- _Recorded data_:
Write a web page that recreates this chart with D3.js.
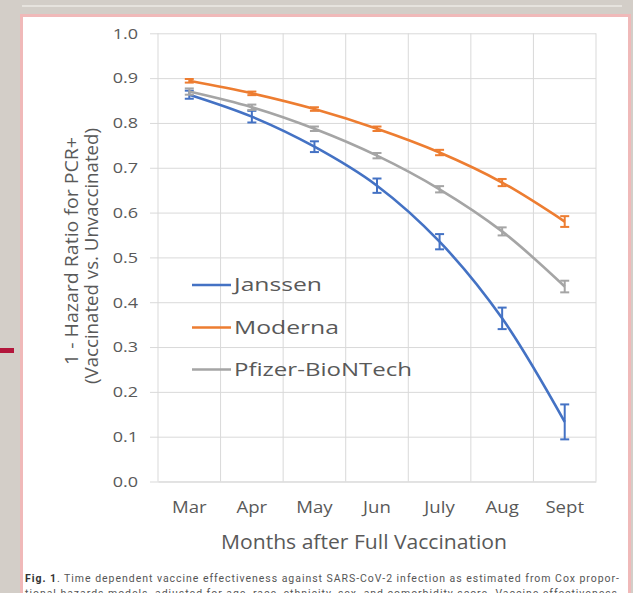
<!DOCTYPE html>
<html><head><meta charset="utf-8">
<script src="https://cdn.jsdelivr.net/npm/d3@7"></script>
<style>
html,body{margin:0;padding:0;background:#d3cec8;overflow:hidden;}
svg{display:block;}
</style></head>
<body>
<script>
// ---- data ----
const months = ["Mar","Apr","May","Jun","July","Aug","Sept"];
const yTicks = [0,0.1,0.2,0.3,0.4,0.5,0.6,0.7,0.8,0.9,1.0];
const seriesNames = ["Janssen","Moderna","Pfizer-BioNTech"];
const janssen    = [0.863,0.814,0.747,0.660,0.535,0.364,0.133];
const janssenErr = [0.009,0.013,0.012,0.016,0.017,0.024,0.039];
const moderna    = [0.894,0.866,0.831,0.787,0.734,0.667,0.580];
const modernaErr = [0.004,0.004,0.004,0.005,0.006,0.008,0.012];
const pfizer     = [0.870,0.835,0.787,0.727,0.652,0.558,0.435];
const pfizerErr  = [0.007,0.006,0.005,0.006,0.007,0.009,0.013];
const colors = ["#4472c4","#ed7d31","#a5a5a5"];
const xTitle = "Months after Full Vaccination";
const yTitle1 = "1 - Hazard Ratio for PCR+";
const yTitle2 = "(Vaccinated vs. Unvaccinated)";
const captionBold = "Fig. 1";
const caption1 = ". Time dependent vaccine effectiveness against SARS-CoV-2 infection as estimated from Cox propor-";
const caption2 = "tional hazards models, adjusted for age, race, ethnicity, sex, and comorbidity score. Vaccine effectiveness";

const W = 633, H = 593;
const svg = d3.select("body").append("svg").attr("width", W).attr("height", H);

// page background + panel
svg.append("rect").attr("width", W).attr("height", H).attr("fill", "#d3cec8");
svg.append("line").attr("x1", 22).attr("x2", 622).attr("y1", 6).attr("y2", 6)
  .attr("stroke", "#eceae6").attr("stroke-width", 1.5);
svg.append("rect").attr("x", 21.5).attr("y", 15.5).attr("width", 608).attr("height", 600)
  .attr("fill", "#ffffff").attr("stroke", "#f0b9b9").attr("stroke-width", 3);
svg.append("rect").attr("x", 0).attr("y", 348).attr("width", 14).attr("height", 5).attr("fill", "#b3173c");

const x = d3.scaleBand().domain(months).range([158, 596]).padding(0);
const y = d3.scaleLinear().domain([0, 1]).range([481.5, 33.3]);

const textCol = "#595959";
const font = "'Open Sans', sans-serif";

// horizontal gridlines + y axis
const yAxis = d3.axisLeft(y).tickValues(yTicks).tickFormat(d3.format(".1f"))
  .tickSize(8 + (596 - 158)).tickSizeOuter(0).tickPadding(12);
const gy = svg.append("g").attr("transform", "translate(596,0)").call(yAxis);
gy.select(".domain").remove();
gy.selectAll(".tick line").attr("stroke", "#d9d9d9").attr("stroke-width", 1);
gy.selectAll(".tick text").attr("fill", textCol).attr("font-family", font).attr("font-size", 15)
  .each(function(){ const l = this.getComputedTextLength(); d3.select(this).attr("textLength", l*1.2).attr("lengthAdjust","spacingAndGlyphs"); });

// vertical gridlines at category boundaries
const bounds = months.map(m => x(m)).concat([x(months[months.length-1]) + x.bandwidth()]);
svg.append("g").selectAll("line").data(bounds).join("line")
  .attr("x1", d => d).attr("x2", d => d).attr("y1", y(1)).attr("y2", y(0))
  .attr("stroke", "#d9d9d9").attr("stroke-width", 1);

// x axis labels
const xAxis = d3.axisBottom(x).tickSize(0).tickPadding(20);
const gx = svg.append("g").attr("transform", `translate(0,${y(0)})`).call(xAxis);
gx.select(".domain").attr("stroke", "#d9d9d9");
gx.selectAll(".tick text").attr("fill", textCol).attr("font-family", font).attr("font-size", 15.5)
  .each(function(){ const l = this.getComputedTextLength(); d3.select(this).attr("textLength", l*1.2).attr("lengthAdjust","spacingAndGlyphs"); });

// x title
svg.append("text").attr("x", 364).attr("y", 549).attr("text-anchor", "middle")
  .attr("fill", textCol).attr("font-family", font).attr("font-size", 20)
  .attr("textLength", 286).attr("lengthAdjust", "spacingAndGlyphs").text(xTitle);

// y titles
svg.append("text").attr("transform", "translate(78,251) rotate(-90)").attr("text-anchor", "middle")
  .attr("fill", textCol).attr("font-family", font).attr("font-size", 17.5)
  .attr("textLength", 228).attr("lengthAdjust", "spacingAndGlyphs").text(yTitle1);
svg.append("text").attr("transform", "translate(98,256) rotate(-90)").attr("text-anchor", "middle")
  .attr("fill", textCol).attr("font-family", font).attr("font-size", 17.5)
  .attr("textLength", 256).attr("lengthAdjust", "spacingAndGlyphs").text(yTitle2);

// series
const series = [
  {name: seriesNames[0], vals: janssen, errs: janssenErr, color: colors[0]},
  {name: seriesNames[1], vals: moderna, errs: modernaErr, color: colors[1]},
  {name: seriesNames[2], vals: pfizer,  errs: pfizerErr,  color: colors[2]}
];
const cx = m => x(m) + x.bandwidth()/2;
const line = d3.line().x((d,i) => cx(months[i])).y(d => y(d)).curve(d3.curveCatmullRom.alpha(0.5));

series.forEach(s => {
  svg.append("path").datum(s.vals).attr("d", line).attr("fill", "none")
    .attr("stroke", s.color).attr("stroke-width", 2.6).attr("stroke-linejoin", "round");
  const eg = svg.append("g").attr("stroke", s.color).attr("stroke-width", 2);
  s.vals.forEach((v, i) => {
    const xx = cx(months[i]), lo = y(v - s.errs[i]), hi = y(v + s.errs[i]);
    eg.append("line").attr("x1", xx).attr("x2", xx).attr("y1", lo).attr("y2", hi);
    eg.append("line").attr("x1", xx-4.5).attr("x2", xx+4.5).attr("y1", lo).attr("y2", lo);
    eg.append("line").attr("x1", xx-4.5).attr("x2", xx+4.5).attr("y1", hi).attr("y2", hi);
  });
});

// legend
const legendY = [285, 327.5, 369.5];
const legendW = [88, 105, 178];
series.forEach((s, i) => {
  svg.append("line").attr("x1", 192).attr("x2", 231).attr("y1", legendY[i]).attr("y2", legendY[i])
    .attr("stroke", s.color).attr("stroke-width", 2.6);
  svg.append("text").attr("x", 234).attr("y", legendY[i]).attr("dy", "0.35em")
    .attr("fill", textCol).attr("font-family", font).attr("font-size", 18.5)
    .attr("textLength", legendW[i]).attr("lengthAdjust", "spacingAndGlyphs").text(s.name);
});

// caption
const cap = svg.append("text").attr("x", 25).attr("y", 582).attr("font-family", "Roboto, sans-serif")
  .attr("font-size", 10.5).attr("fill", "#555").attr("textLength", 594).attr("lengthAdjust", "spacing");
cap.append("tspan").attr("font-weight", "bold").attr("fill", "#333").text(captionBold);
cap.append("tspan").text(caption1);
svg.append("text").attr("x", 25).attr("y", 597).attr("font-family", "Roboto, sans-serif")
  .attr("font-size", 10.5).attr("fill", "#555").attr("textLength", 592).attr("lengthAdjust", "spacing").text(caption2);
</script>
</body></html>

- _What to produce_:
Give every line back word for word and leave the pictures out.

- _Finished exercise_:
Write a web page that recreates this chart with D3.js.
<!DOCTYPE html>
<html><head><meta charset="utf-8">
<script src="https://cdn.jsdelivr.net/npm/d3@7"></script>
<style>
html,body{margin:0;padding:0;background:#d3cec8;overflow:hidden;}
svg{display:block;}
</style></head>
<body>
<script>
// ---- data ----
const months = ["Mar","Apr","May","Jun","July","Aug","Sept"];
const yTicks = [0,0.1,0.2,0.3,0.4,0.5,0.6,0.7,0.8,0.9,1.0];
const seriesNames = ["Janssen","Moderna","Pfizer-BioNTech"];
const janssen    = [0.863,0.814,0.747,0.660,0.535,0.364,0.133];
const janssenErr = [0.009,0.013,0.012,0.016,0.017,0.024,0.039];
const moderna    = [0.894,0.866,0.831,0.787,0.734,0.667,0.580];
const modernaErr = [0.004,0.004,0.004,0.005,0.006,0.008,0.012];
const pfizer     = [0.870,0.835,0.787,0.727,0.652,0.558,0.435];
const pfizerErr  = [0.007,0.006,0.005,0.006,0.007,0.009,0.013];
const colors = ["#4472c4","#ed7d31","#a5a5a5"];
const xTitle = "Months after Full Vaccination";
const yTitle1 = "1 - Hazard Ratio for PCR+";
const yTitle2 = "(Vaccinated vs. Unvaccinated)";
const captionBold = "Fig. 1";
const caption1 = ". Time dependent vaccine effectiveness against SARS-CoV-2 infection as estimated from Cox propor-";
const caption2 = "tional hazards models, adjusted for age, race, ethnicity, sex, and comorbidity score. Vaccine effectiveness";

const W = 633, H = 593;
const svg = d3.select("body").append("svg").attr("width", W).attr("height", H);

// page background + panel
svg.append("rect").attr("width", W).attr("height", H).attr("fill", "#d3cec8");
svg.append("line").attr("x1", 22).attr("x2", 622).attr("y1", 6).attr("y2", 6)
  .attr("stroke", "#eceae6").attr("stroke-width", 1.5);
svg.append("rect").attr("x", 21.5).attr("y", 15.5).attr("width", 608).attr("height", 600)
  .attr("fill", "#ffffff").attr("stroke", "#f0b9b9").attr("stroke-width", 3);
svg.append("rect").attr("x", 0).attr("y", 348).attr("width", 14).attr("height", 5).attr("fill", "#b3173c");

const x = d3.scaleBand().domain(months).range([158, 596]).padding(0);
const y = d3.scaleLinear().domain([0, 1]).range([481.5, 33.3]);

const textCol = "#595959";
const font = "'Open Sans', sans-serif";

// horizontal gridlines + y axis
const yAxis = d3.axisLeft(y).tickValues(yTicks).tickFormat(d3.format(".1f"))
  .tickSize(8 + (596 - 158)).tickSizeOuter(0).tickPadding(12);
const gy = svg.append("g").attr("transform", "translate(596,0)").call(yAxis);
gy.select(".domain").remove();
gy.selectAll(".tick line").attr("stroke", "#d9d9d9").attr("stroke-width", 1);
gy.selectAll(".tick text").attr("fill", textCol).attr("font-family", font).attr("font-size", 15)
  .each(function(){ const l = this.getComputedTextLength(); d3.select(this).attr("textLength", l*1.2).attr("lengthAdjust","spacingAndGlyphs"); });

// vertical gridlines at category boundaries
const bounds = months.map(m => x(m)).concat([x(months[months.length-1]) + x.bandwidth()]);
svg.append("g").selectAll("line").data(bounds).join("line")
  .attr("x1", d => d).attr("x2", d => d).attr("y1", y(1)).attr("y2", y(0))
  .attr("stroke", "#d9d9d9").attr("stroke-width", 1);

// x axis labels
const xAxis = d3.axisBottom(x).tickSize(0).tickPadding(20);
const gx = svg.append("g").attr("transform", `translate(0,${y(0)})`).call(xAxis);
gx.select(".domain").attr("stroke", "#d9d9d9");
gx.selectAll(".tick text").attr("fill", textCol).attr("font-family", font).attr("font-size", 15.5)
  .each(function(){ const l = this.getComputedTextLength(); d3.select(this).attr("textLength", l*1.2).attr("lengthAdjust","spacingAndGlyphs"); });

// x title
svg.append("text").attr("x", 364).attr("y", 549).attr("text-anchor", "middle")
  .attr("fill", textCol).attr("font-family", font).attr("font-size", 20)
  .attr("textLength", 286).attr("lengthAdjust", "spacingAndGlyphs").text(xTitle);

// y titles
svg.append("text").attr("transform", "translate(78,251) rotate(-90)").attr("text-anchor", "middle")
  .attr("fill", textCol).attr("font-family", font).attr("font-size", 17.5)
  .attr("textLength", 228).attr("lengthAdjust", "spacingAndGlyphs").text(yTitle1);
svg.append("text").attr("transform", "translate(98,256) rotate(-90)").attr("text-anchor", "middle")
  .attr("fill", textCol).attr("font-family", font).attr("font-size", 17.5)
  .attr("textLength", 256).attr("lengthAdjust", "spacingAndGlyphs").text(yTitle2);

// series
const series = [
  {name: seriesNames[0], vals: janssen, errs: janssenErr, color: colors[0]},
  {name: seriesNames[1], vals: moderna, errs: modernaErr, color: colors[1]},
  {name: seriesNames[2], vals: pfizer,  errs: pfizerErr,  color: colors[2]}
];
const cx = m => x(m) + x.bandwidth()/2;
const line = d3.line().x((d,i) => cx(months[i])).y(d => y(d)).curve(d3.curveCatmullRom.alpha(0.5));

series.forEach(s => {
  svg.append("path").datum(s.vals).attr("d", line).attr("fill", "none")
    .attr("stroke", s.color).attr("stroke-width", 2.6).attr("stroke-linejoin", "round");
  const eg = svg.append("g").attr("stroke", s.color).attr("stroke-width", 2);
  s.vals.forEach((v, i) => {
    const xx = cx(months[i]), lo = y(v - s.errs[i]), hi = y(v + s.errs[i]);
    eg.append("line").attr("x1", xx).attr("x2", xx).attr("y1", lo).attr("y2", hi);
    eg.append("line").attr("x1", xx-4.5).attr("x2", xx+4.5).attr("y1", lo).attr("y2", lo);
    eg.append("line").attr("x1", xx-4.5).attr("x2", xx+4.5).attr("y1", hi).attr("y2", hi);
  });
});

// legend
const legendY = [285, 327.5, 369.5];
const legendW = [88, 105, 178];
series.forEach((s, i) => {
  svg.append("line").attr("x1", 192).attr("x2", 231).attr("y1", legendY[i]).attr("y2", legendY[i])
    .attr("stroke", s.color).attr("stroke-width", 2.6);
  svg.append("text").attr("x", 234).attr("y", legendY[i]).attr("dy", "0.35em")
    .attr("fill", textCol).attr("font-family", font).attr("font-size", 18.5)
    .attr("textLength", legendW[i]).attr("lengthAdjust", "spacingAndGlyphs").text(s.name);
});

// caption
const cap = svg.append("text").attr("x", 25).attr("y", 582).attr("font-family", "Roboto, sans-serif")
  .attr("font-size", 10.5).attr("fill", "#555").attr("textLength", 594).attr("lengthAdjust", "spacing");
cap.append("tspan").attr("font-weight", "bold").attr("fill", "#333").text(captionBold);
cap.append("tspan").text(caption1);
svg.append("text").attr("x", 25).attr("y", 597).attr("font-family", "Roboto, sans-serif")
  .attr("font-size", 10.5).attr("fill", "#555").attr("textLength", 592).attr("lengthAdjust", "spacing").text(caption2);
</script>
</body></html>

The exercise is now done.